[PATCH 0/3] mm: move migration work around to buffer-heads

Luis Chamberlain <mcgrof@xxxxxxxxxx> · Sat, 29 Mar 2025 23:47:29 -0700

We have an eye-sore of a spin lock held during page migration which
was added for a ext4 jbd corruption fix for which we have no clear
public corruption data. We want to remove the spin lock on mm/migrate
so to help buffer-head filesystems embrace large folios, since we
can cond_resched() on large folios on folio_mc_copy().

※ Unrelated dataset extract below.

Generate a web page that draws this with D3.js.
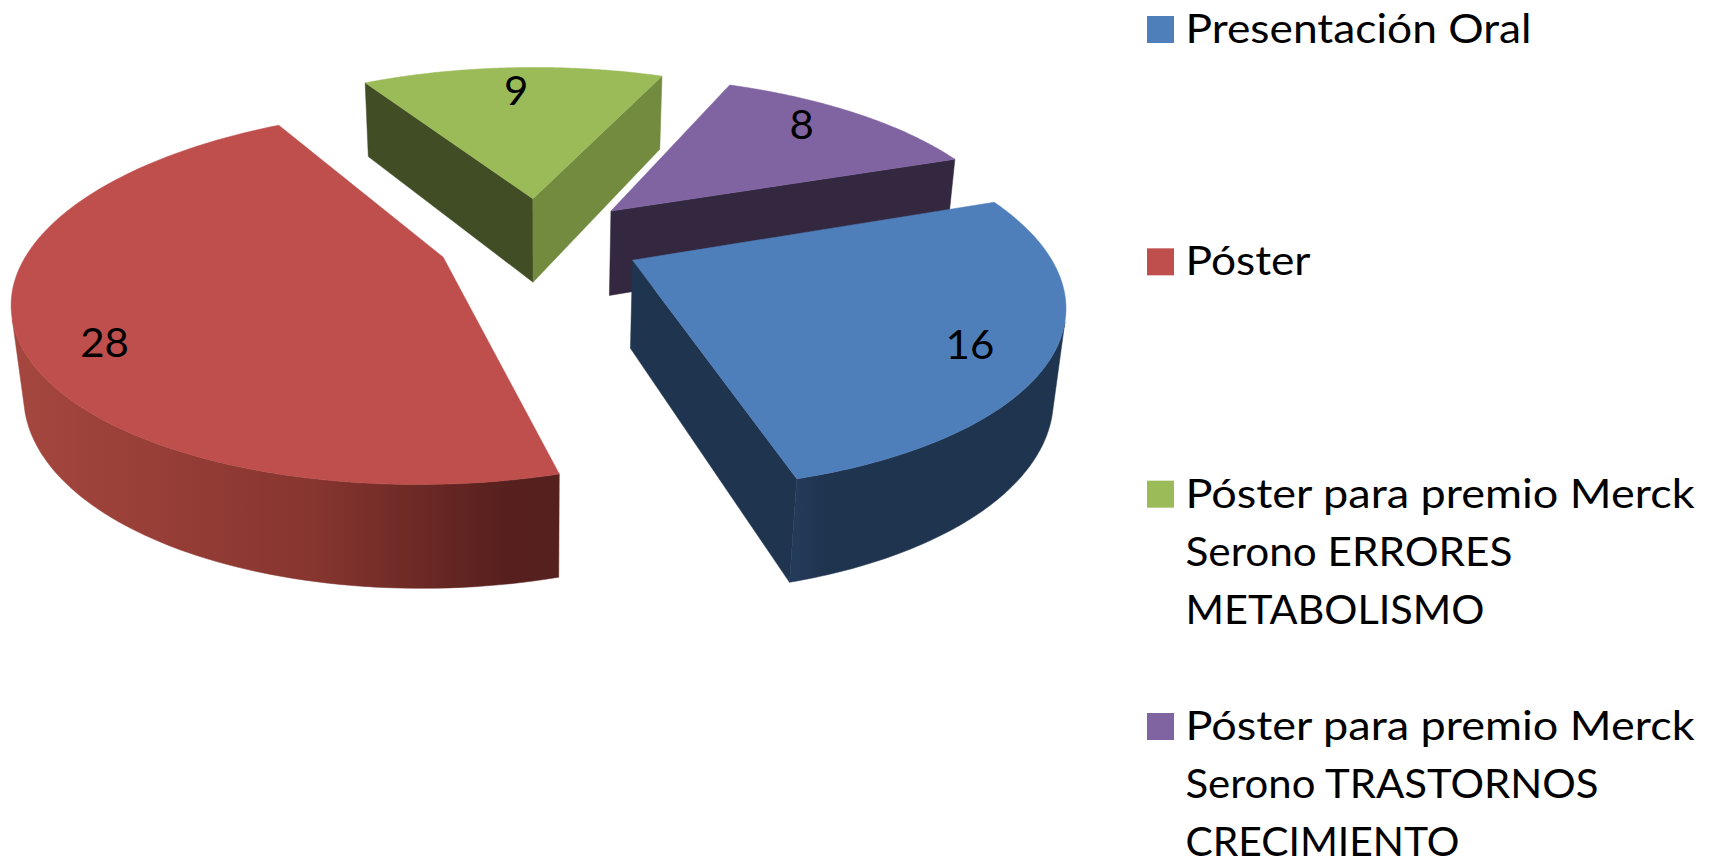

I've managed
to reproduce a corruption by just removing the spinlock and stressing
ext4 with generic/750, a corruption happens after 3 hours.

The spin lock was added to help ext4 jbd and other users of
buffer_migrate_folio_norefs(), so the block device cache and nilfs2.
This does the work to move the heuristic needed to avoid page migration
to back to the buffere-head code on __find_get_block_slow() and only
to users of buffer_migrate_folio_norefs(). I have ran generic/750 over
20 hours and don't see the corruption issue.

I've also ran this patchset against all the following ext4 profiles on
all fstests tests and have found no regression, I've published the
baseline based on linux-next tag next-20250328 onto kdevops [0]. For
further sanity I've also tested this patchset against blktests as well
and found no regressions.

ext4-defaults
ext4-1k
ext4-2k
ext4-4k
ext4-bigalloc16k-4k
ext4-bigalloc32k-4k
ext4-bigalloc64k-4k
ext4-bigalloc1024k-4k
ext4-bigalloc2048k-4k
ext4-advanced-features

[0] https://github.com/linux-kdevops/kdevops/commit/3ecd638e67b14162b76b733a120e6e1b55698cc9

Luis Chamberlain (3):
  mm/migrate: add might_sleep() on __migrate_folio()
  fs/buffer: avoid races with folio migrations on
    __find_get_block_slow()
  mm/migrate: avoid atomic context on buffer_migrate_folio_norefs()
    migration

 fs/buffer.c  | 9 +++++++++
 mm/migrate.c | 6 +++---
 2 files changed, 12 insertions(+), 3 deletions(-)

-- 
2.47.2